Objective:
In the listing that follows, the range to quote begins at the line that has "Generate a Python" and ends after the line that has "import pandas as pd"; quote it verbatim and add nothing.

Data to process:
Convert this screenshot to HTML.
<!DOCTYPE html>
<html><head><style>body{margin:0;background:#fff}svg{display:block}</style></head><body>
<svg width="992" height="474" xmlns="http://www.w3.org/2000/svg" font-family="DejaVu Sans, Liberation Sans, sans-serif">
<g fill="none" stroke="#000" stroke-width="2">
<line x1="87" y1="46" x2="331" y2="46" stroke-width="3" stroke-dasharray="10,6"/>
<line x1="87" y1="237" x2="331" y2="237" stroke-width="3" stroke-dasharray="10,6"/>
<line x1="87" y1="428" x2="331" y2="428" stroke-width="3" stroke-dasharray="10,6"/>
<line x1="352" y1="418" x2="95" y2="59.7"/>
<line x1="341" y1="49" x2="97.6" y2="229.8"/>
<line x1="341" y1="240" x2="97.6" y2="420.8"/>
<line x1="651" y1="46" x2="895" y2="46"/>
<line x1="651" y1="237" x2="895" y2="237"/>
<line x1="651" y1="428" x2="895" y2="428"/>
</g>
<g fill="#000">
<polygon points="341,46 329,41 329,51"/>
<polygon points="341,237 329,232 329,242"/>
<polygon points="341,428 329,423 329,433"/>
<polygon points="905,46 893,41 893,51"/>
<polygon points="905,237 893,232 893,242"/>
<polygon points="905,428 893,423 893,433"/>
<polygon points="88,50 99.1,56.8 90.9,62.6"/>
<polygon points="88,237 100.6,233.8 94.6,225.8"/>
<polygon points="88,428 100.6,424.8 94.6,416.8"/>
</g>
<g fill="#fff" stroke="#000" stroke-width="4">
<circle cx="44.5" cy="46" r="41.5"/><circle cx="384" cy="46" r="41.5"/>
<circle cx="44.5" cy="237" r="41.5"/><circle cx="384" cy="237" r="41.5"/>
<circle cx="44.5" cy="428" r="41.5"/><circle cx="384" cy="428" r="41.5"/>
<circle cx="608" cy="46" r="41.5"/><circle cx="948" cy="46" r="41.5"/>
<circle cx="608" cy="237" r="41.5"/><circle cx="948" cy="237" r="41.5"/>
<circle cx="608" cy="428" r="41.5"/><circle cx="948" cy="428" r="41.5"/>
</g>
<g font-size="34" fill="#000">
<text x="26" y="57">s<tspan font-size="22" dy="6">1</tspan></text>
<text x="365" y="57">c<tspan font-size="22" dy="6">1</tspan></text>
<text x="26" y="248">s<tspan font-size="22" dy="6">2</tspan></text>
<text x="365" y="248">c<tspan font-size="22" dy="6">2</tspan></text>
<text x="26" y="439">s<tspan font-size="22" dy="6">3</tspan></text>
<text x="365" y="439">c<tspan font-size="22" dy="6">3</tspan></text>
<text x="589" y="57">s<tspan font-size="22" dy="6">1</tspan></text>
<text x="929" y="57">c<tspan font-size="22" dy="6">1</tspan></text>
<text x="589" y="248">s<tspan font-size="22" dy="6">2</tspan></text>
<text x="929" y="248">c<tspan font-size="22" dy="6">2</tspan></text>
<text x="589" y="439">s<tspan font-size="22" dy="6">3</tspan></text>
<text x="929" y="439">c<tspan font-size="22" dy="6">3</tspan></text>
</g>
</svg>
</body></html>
==
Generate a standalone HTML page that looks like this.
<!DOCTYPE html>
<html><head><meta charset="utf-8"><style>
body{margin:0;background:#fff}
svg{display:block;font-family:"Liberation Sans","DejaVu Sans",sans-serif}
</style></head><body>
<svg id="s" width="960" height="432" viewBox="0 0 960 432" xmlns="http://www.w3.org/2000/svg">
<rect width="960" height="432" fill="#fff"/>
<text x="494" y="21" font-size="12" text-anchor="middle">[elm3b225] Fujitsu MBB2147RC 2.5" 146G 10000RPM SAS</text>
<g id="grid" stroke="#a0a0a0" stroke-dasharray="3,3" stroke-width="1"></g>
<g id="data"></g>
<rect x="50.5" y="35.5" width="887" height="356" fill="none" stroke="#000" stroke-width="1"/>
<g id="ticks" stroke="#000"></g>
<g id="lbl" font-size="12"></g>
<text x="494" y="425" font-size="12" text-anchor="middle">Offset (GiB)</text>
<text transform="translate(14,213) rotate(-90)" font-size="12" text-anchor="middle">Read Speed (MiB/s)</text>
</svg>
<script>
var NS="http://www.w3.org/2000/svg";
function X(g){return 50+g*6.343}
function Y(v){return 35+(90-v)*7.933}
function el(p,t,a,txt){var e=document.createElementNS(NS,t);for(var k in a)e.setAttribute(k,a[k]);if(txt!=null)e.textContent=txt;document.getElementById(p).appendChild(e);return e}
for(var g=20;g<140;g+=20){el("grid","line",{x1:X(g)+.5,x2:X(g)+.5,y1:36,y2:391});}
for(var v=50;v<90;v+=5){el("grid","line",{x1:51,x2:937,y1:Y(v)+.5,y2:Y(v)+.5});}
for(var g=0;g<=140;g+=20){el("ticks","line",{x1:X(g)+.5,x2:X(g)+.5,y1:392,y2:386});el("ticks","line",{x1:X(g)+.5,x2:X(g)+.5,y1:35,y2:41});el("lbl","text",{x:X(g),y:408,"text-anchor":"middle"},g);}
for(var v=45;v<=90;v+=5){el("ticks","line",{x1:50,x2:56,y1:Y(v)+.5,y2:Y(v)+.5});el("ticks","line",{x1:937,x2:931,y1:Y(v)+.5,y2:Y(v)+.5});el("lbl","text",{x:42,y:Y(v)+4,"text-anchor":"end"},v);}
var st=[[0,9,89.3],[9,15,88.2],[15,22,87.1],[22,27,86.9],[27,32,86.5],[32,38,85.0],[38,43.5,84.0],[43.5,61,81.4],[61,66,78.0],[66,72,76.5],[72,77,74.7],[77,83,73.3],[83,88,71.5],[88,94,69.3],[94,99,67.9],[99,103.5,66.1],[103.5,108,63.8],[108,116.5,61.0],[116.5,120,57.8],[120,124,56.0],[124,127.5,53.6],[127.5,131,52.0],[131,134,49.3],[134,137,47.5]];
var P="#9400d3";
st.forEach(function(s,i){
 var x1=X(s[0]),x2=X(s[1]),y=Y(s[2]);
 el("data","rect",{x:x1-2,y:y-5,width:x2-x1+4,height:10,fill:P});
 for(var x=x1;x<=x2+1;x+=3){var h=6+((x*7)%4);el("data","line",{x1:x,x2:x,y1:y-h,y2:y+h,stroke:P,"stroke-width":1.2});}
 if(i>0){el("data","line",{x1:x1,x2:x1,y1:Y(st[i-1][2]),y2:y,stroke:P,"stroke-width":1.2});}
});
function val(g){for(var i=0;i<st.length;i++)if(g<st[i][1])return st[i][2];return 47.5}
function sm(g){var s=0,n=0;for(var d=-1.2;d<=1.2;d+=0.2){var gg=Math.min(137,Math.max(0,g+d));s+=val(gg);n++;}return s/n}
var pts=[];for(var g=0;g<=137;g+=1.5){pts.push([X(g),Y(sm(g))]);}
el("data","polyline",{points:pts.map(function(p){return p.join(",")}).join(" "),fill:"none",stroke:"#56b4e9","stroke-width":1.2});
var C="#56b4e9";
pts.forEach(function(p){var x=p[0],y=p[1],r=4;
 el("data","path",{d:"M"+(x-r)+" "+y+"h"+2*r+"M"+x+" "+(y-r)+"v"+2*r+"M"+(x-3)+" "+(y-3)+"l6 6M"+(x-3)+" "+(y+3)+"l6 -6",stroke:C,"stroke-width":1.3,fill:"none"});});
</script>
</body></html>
==
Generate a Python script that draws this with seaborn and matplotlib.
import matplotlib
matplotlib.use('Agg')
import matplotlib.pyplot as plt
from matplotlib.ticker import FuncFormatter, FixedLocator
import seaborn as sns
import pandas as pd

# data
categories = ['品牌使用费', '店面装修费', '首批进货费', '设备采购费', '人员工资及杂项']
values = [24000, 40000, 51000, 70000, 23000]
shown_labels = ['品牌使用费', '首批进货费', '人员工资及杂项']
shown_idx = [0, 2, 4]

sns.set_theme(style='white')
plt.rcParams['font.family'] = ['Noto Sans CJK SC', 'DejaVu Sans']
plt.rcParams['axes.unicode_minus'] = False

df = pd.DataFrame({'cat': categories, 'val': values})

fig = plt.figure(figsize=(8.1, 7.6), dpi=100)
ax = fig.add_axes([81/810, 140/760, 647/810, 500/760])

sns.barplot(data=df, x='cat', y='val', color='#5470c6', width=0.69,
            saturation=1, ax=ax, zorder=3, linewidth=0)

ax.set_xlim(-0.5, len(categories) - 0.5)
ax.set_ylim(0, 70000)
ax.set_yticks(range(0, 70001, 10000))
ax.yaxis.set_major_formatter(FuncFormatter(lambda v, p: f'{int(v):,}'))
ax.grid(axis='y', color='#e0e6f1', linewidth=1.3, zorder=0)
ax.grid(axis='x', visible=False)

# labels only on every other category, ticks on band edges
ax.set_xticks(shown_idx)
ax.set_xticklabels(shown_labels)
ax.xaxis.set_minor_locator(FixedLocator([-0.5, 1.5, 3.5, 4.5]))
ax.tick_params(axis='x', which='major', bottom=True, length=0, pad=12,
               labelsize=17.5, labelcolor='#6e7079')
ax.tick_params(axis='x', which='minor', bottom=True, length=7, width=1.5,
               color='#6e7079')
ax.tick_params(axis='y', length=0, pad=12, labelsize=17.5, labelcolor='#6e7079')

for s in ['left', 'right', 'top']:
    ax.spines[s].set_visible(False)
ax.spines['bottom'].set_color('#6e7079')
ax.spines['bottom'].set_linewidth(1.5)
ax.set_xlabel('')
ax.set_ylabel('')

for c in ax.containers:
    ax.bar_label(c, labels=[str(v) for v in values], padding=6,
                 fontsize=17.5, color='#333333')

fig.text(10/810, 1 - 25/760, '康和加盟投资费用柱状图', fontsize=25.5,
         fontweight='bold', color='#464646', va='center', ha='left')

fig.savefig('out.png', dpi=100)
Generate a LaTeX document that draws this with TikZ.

Answer for this exercise:
Generate a Python script that draws this with seaborn and matplotlib.
import matplotlib
matplotlib.use('Agg')
import matplotlib.pyplot as plt
from matplotlib.ticker import FuncFormatter, FixedLocator
import seaborn as sns
import pandas as pd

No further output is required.